Many software providers operate crash reporting services to automatically collect failures in deployed software from millions of customers. Triaging and debugging such failures is critical because they impact real users and customers. However, it is notoriously hard in practice because developers have to rely on limited information such as memory dumps. In this talk, I will present two systems we built at Microsoft Research to address the challenges in triaging and debugging failures in deployed software. Both systems were deployed inside Microsoft as a major solution for triaging and debugging software failures. I will also share our experiences in developing and deploying these solutions in practice.
First, I will present RETracer, the first system to triage software failures based on program semantics reconstructed from memory dumps. RETracer is designed to meet the requirements of large-scale crash reporting services. It performs binary-level backward taint analysis without a recorded execution trace to understand how functions on the stack contribute to the failure. When comparing it with the previous crash triaging tool used by Microsoft, we find that RETracer eliminates two thirds of triage errors based on a manual analysis of 140 bugs fixed in Microsoft Windows and Office.
Second, I will present REPT, a practical system that enables reverse debugging of failures in deployed software. REPT reconstructs the execution history with high fidelity by combining online lightweight hardware tracing of a program’s control flow with offline binary analysis that recovers its data flow. It is seemingly impossible to recover data values thousands of instructions before the failure due to information loss and concurrent execution. REPT tackles these challenges by iteratively performing forward and backward execution with error correction and constructing a partial execution order with timestamps logged by hardware. When evaluating it on 16 real-world bugs, we find that REPT can recover data values accurately (93% on average) and efficiently (less than 20 seconds) for these bugs, and enables effective reverse debugging for 14 of them.

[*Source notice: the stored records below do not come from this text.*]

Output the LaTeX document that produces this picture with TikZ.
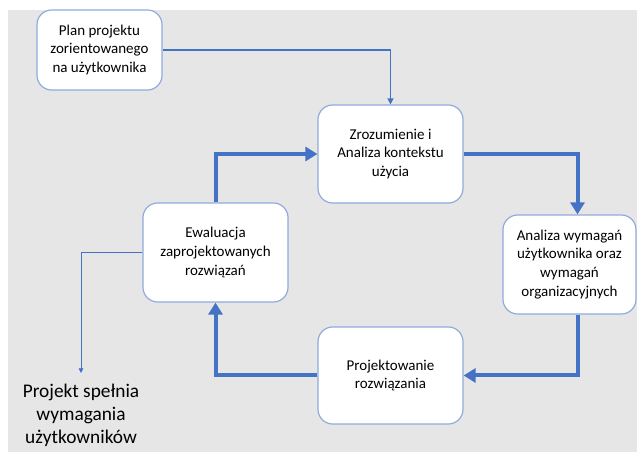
\documentclass[tikz,border=0pt]{standalone}
\usepackage{fontspec}
\setmainfont{Carlito}
\usetikzlibrary{arrows.meta,positioning,calc}
\definecolor{CycleGray}{HTML}{E7E6E6}
\definecolor{CycleBlue}{HTML}{4472C4}
\definecolor{CycleEdge}{HTML}{8FAADC}
\begin{document}
\begin{tikzpicture}[x=0.75pt,y=-0.75pt,
  phase/.style={draw=CycleEdge,line width=0.9pt,rounded corners=11pt,fill=white,align=center,
    font=\fontsize{11.25pt}{14.2pt}\selectfont,inner sep=2pt},
  loop/.style={-{Triangle[length=9pt,width=10.5pt]},line width=3pt,CycleBlue},
  feed/.style={-{Triangle[length=4.5pt,width=4.5pt]},line width=1.1pt,CycleBlue},
  exit/.style={-{Triangle[length=3.5pt,width=3.5pt]},line width=0.6pt,CycleBlue},
  outcome/.style={align=center,inner sep=0pt,font=\fontsize{14.5pt}{17.3pt}\selectfont}]
\useasboundingbox (0,0) rectangle (637,452);
\fill[CycleGray] (8,10) rectangle (637,452);
% Process boxes
\node[phase,minimum width=93.75pt,minimum height=60pt] (plan) at (99.5,50) {Plan projektu\\zorientowanego\\na użytkownika};
\node[phase,minimum width=108.75pt,minimum height=73.5pt] (context) at (390.5,154) {Zrozumienie i\\Analiza kontekstu\\użycia};
\node[phase,minimum width=99.75pt,minimum height=74.25pt] (reqs) at (569.5,264.5) {Analiza wymagań\\użytkownika oraz\\wymagań\\organizacyjnych};
\node[phase,minimum width=108.75pt,minimum height=72.75pt] (design) at (390.5,375.5) {Projektowanie\\rozwiązania};
\node[phase,minimum width=108.75pt,minimum height=74.25pt] (eval) at (215.5,252.5) {Ewaluacja\\zaprojektowanych\\rozwiązań};
\node[outcome] (result) at (81,415) {Projekt spełnia\\wymagania\\użytkowników};
\coordinate (drop) at (81,373);
% Connectors
\draw[feed] (plan.east)-|(context.north);
\draw[loop] (context.east)-|($(reqs.north)+(8,0)$);
\draw[loop] ($(reqs.south)+(8,0)$)|-(design.east);
\draw[loop] (design.west)-|(eval.south);
\draw[loop] (eval.north)|-(context.west);
\draw[exit] (eval.west)-|(drop);
\end{tikzpicture}
\end{document}
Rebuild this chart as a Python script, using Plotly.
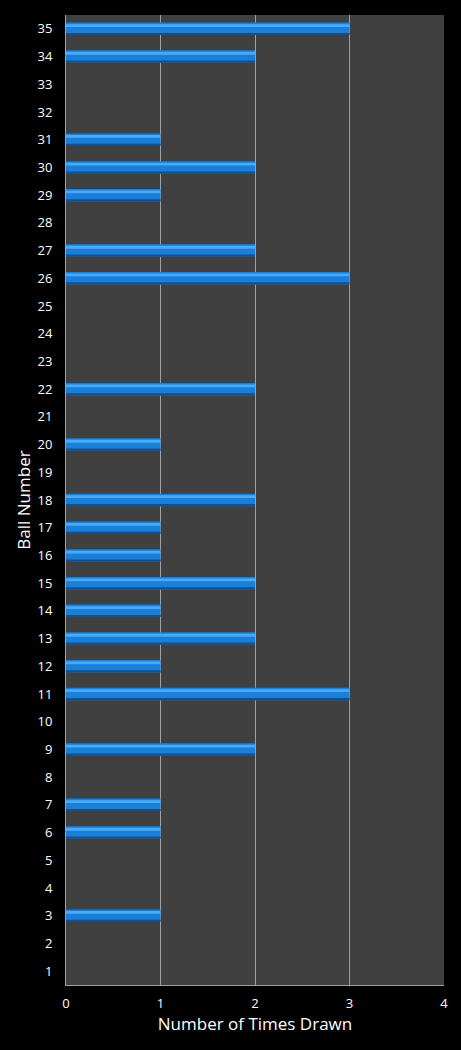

Weidong Cui is a Principal Researcher managing the Systems Security and Privacy Research group in the Microsoft Research Redmond lab. Weidong enjoys building real-world systems to tackle hard problems. His current passion is on ensuring Microsoft Azure is the most secure cloud. Weidong and his team built REPT, the first lightweight record and replay solution that is widely deployed to enable reverse debugging of software failures. Weidong led the development of RETracer, a technology that improves the triaging accuracy of access violations significantly. Weidong and his collaborators introduced controlled-channel attacks that can steal rich information from secure enclaves. Weidong led the development of KOP, a Windows kernel rootkit detection system that still represents the state-of-the-art after many years. Weidong is also known for his early work on automatic protocol reverse engineering. Weidong received his Ph.D. and M.S. degrees from UC Berkeley, and his M.E. and B.E. degrees from Tsinghua University.